The correct procedure must be to carry out all the archaeological investigations and then decide what development permissions will be granted. I note that the developers have prevented the Lottery backed Fulford Battlefield Society from conducting investigative work. You also have a long report which is a peer-review of the developer’s archaeological report which was very severely criticised. I ask you to review the evidence. A relevant archaeological assessment has not yet been conducted and the developers have blocked attempts to carry out such an investigation.

But I am most alarmed that there is still a denial among your officers that Germany Beck is the site of the battle. I do not understand this. The developers, until the absurd claim in their current application, accepted Germany Beck as the site of the battle of Fulford. English Heritage in response to the developer’s claim wrote to COYC asking them to accept that this is the site. Everybody accepts that proving a site of this antiquity is almost impossible, (no evidence has ever been found at Hastings), but that is quite different from claiming that the site is not there. The absence of proof is not the proof of absence. I will happily debate the evidence with anybody. I am not aware of any informed observer who does not accept this is the site and I would ask you to look at our website where we might have achieved the impossible be able to prove that this is indeed the site. (http://www.battleoffulford.org.uk/f_interpretation.htm)

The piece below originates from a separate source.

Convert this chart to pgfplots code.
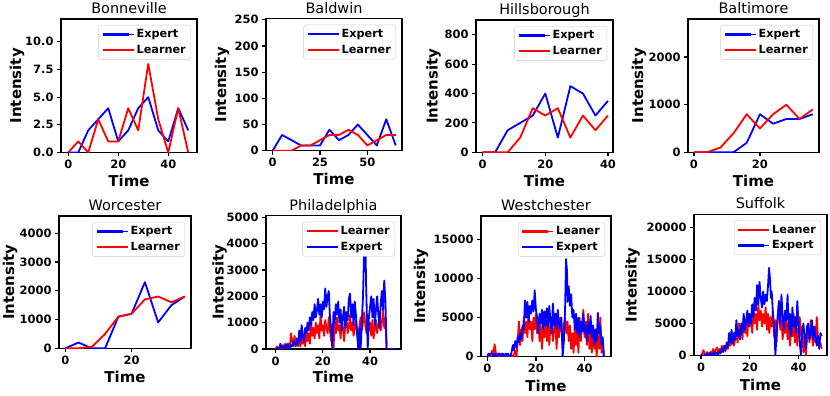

In the light of the statement that any evidence found during the ‘mitigation’ work will not change the planning permission, I really must insist that you address this issue and insist that all of the archaeology is undertaken before any planning application is considered.

On another matter, I have also had some consultations with the Office of the Deputy Prime Minister (ODPM) on how the national interest can be represented in the planning process. They drew my attention to the planning conciliation procedures that local authorities were supposed to have. I have already written to COYC requesting this but have not received a reply. I understand that there is no such procedure in the city. I wonder if you would investigate this as the developers have refused to discuss the need to research the battlefield.

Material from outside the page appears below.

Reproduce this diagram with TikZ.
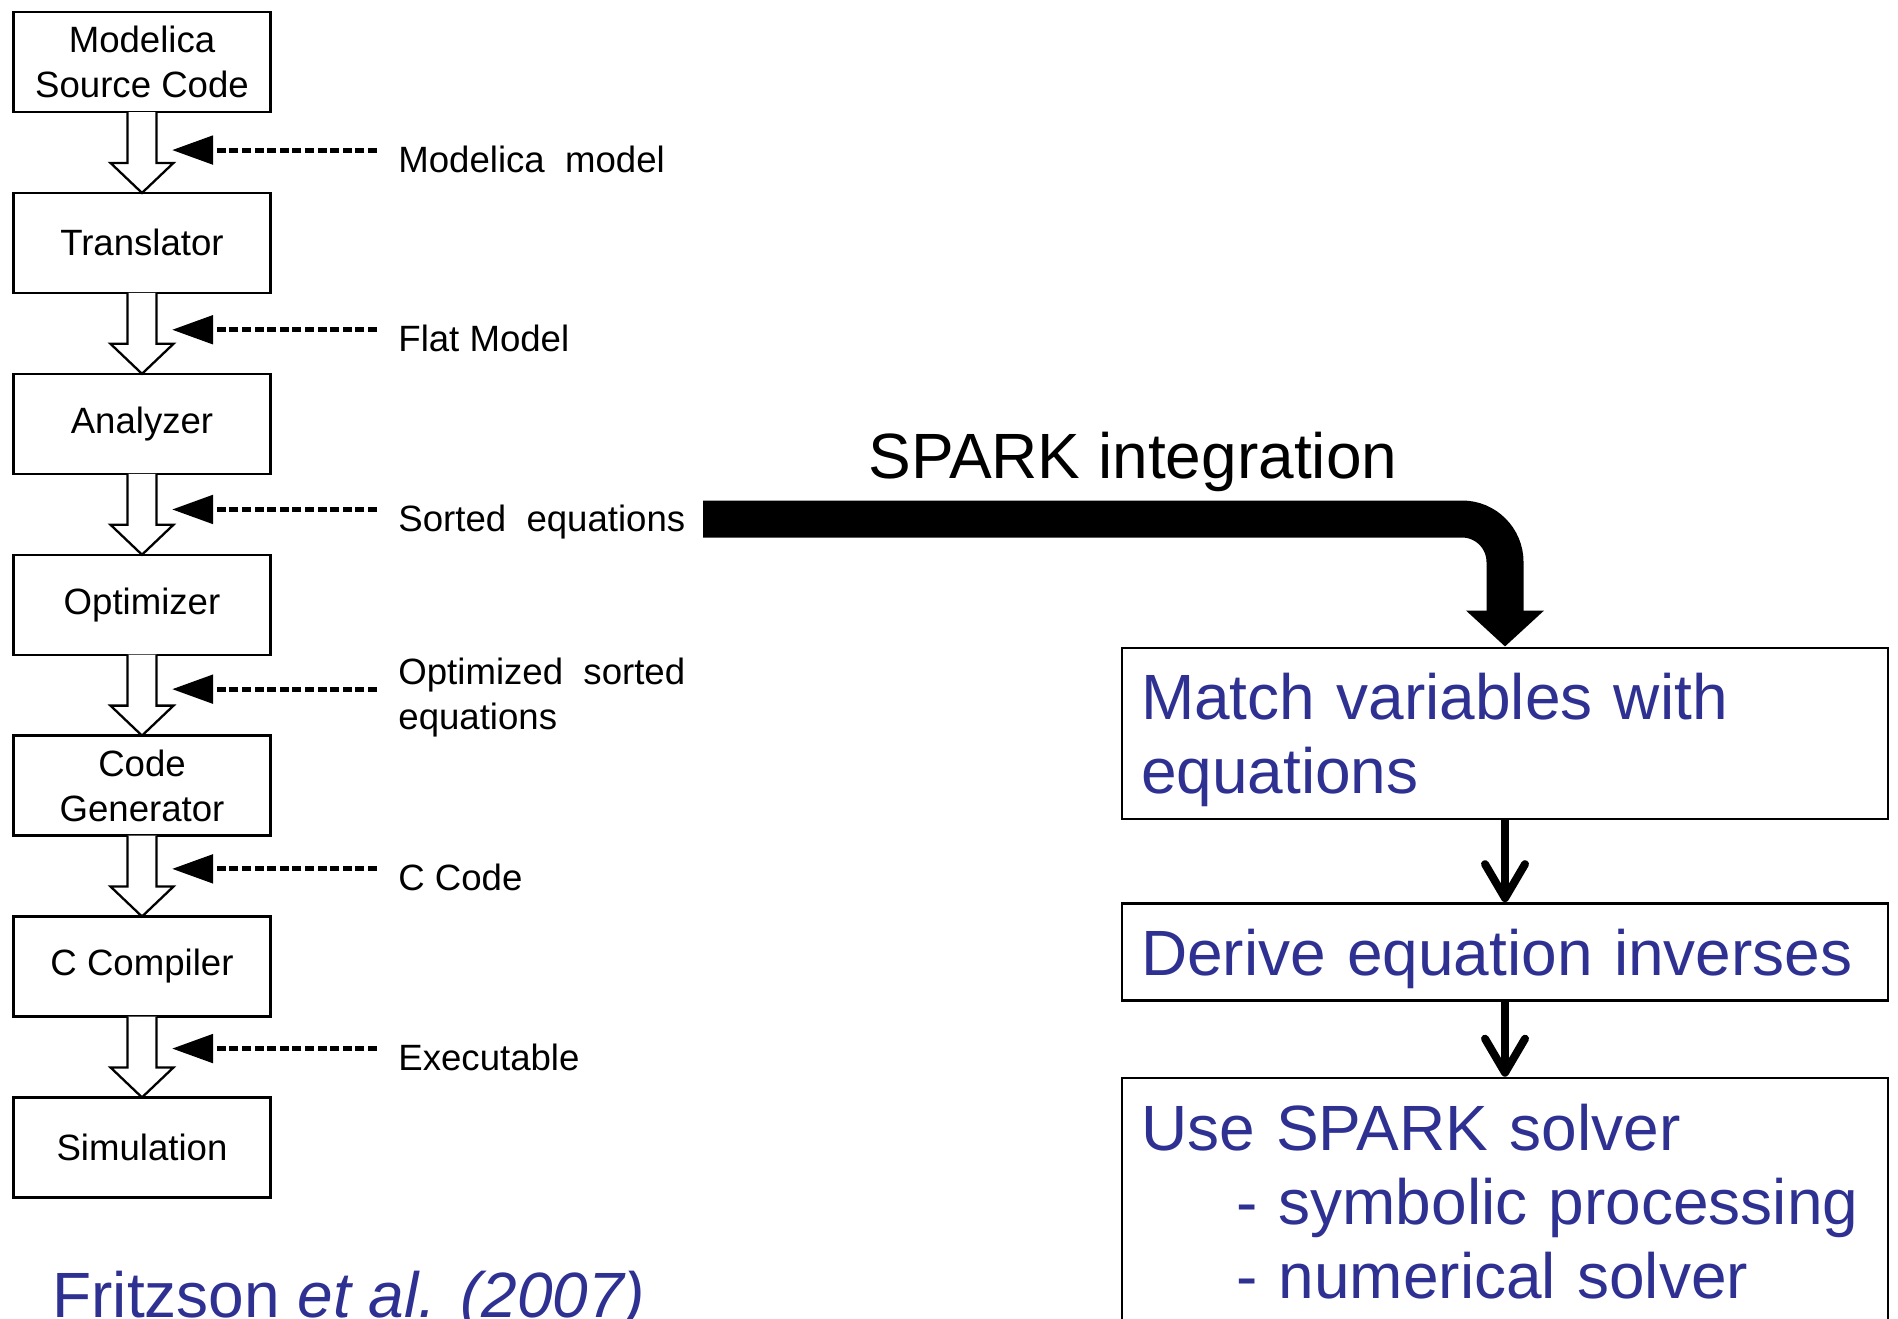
\documentclass[tikz,border=0pt]{standalone}
\usepackage{fontspec}
\setmainfont{Liberation Sans}
\usetikzlibrary{positioning,calc,arrows.meta}

\definecolor{sparkblue}{RGB}{46,49,146}
\newcommand\flowfont{\fontsize{18.3}{22.5}\selectfont}
\newcommand\sparkfont{\fontsize{32}{37}\selectfont}

\begin{document}
\begin{tikzpicture}[
      stage/.style={
        draw,
        line width=1.15pt,
        minimum width=128.5pt,
        minimum height=50pt,
        inner sep=0pt,
        outer sep=0pt,
        align=center,
        font=\flowfont
      },
      note/.style={anchor=base west, align=left, inner sep=0pt, font=\flowfont},
      hollow/.style={draw, fill=white, line width=1.15pt},
      feed/.style={
        line width=2.5pt,
        dash pattern=on 4.5pt off 1.8pt,
        -{Triangle[length=20.5pt,width=14pt]}
      },
      sparkbox/.style={
        draw,
        line width=1.3pt,
        text width=364pt,
        inner xsep=9.5pt,
        inner ysep=0pt,
        text height=36pt,
        align=left,
        font=\sparkfont,
        text=sparkblue
      },
      spark/.style={line width=18.5pt, rounded corners=21.5pt, -{Triangle[length=18pt,width=38pt]}},
      flow/.style={line width=4pt, -{Straight Barb[length=17pt,width=20pt,round]}},
      node distance=40.45pt
    ]
    \useasboundingbox (0,0) rectangle (949pt,-659pt);

    % Modelica tool chain
    \node[stage, anchor=north] (source) at (71pt,-6pt) {Modelica\\Source Code};
    \node[stage, below=of source] (translator) {Translator};
    \node[stage, below=of translator] (analyzer) {Analyzer};
    \node[stage, below=of analyzer] (optimizer) {Optimizer};
    \node[stage, below=of optimizer] (codegen) {Code\\Generator};
    \node[stage, below=of codegen] (compiler) {C Compiler};
    \node[stage, below=of compiler] (simulation) {Simulation};

    \foreach \a/\b/\i in {source/translator/1, translator/analyzer/2, analyzer/optimizer/3,
                          optimizer/codegen/4, codegen/compiler/5, compiler/simulation/6} {
      \draw[hollow] ([xshift=-7.25pt]\a.south) -- ([xshift=-7.25pt,yshift=15pt]\b.north)
        -- ([xshift=-15.75pt,yshift=15pt]\b.north) -- (\b.north)
        -- ([xshift=15.75pt,yshift=15pt]\b.north) -- ([xshift=7.25pt,yshift=15pt]\b.north)
        -- ([xshift=7.25pt]\a.south);
      \coordinate (gap\i) at ($(\a.south)!.5!(\b.north)+(0,{0.6pt+\i*0.6pt})$);
      \draw[feed] ([xshift=117.5pt]gap\i) -- ([xshift=15pt]gap\i);
    }

    \node[note] (flat1) at ([xshift=128pt,yshift=-11pt]gap1) {Modelica\ \ model};
    \node[note] (flat2) at ([xshift=128pt,yshift=-11pt]gap2) {Flat Model};
    \node[note] (flat3) at ([xshift=128pt,yshift=-11pt]gap3) {Sorted\ \ equations};
    \node[note] (flat4) at ([xshift=128pt,yshift=-20pt]gap4) {Optimized\ \ sorted\\equations};
    \node[note] (flat5) at ([xshift=128pt,yshift=-11pt]gap5) {C Code};
    \node[note] (flat6) at ([xshift=128pt,yshift=-11pt]gap6) {Executable};

    \node[anchor=base west, inner sep=0pt, font=\sparkfont, text=sparkblue]
      (cite) at (26pt,-658.5pt) {Fritzson \textit{et al. (2007)}};

    % SPARK steps
    \node[sparkbox, anchor=north, text depth=49.5pt]
      (match) at (752.5pt,-323.25pt)
      {Match variables with\\equations};
    \node[sparkbox, below=41pt of match, text depth=12.5pt]
      (derive)
      {Derive equation inverses};
    \node[sparkbox, below=37.5pt of derive, text depth=130pt]
      (solver)
      {Use SPARK solver\\
      \hspace*{47.5pt}- symbolic processing\\
      \hspace*{47.5pt}- numerical solver};

    \draw[flow] (match) -- (derive);
    \draw[flow] (derive) -- (solver);

    \node[anchor=base west, inner sep=0pt, font=\sparkfont]
      (sparklabel) at (434pt,-239pt) {SPARK integration};
    \coordinate (sparkstart) at (351.5pt,-259.5pt);
    \draw[spark] (sparkstart) -| (match.north);
  \end{tikzpicture}
\end{document}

Such a conciliation process would expose developers, protesters and council officers to the same information. My feeling is that the present procedures gives the developer much greater access to your officers and that a conciliation procedure, as promoted by ODPM, would go some small way to make your officers and the developers aware of objections before the matter came forward for consideration by the elected representatives.

I have a final issue. I was surprised that no assessment of the economic benefit to the city of such a visitor attraction has been undertaken. When I enquired about this I was told that such responsibility would probably fall on a protester such as myself. I cannot accept that this is a sound judgement. It is not my job to work out the economic benefits to the city of an accessible attraction. This is a community asset. As the community administration, it is for the council to work out how much we are loosing by destroying this asset.

Although time is now short, can I urge to you undertake a study of the medium and long term benefits that the development of this amazing heritage resource could bring to the City. It is only 10 minutes walk from the MacArthur-Glen Park & Ride and enjoys extensive public access. Such an economic assessment must inform the debate about the granting of any planning permission and I am surprised that it is not an established part of the planning process.

Could I make it clear that I have nothing but praise for your officers who are informative and courteous. It is the process and procedures with which I find fault.

Finally, this story is going to become a matter of national importance very soon. I am concerned that my city should not look foolish because it had failed to address the important issues implicit in the control of our national heritage.

Please intervene in this matter. I am at a loss to understand how my city can consider burying such an important heritage site and how it intends to justify this action to the country when the procedures employed are so clearly flawed and lacking in logic.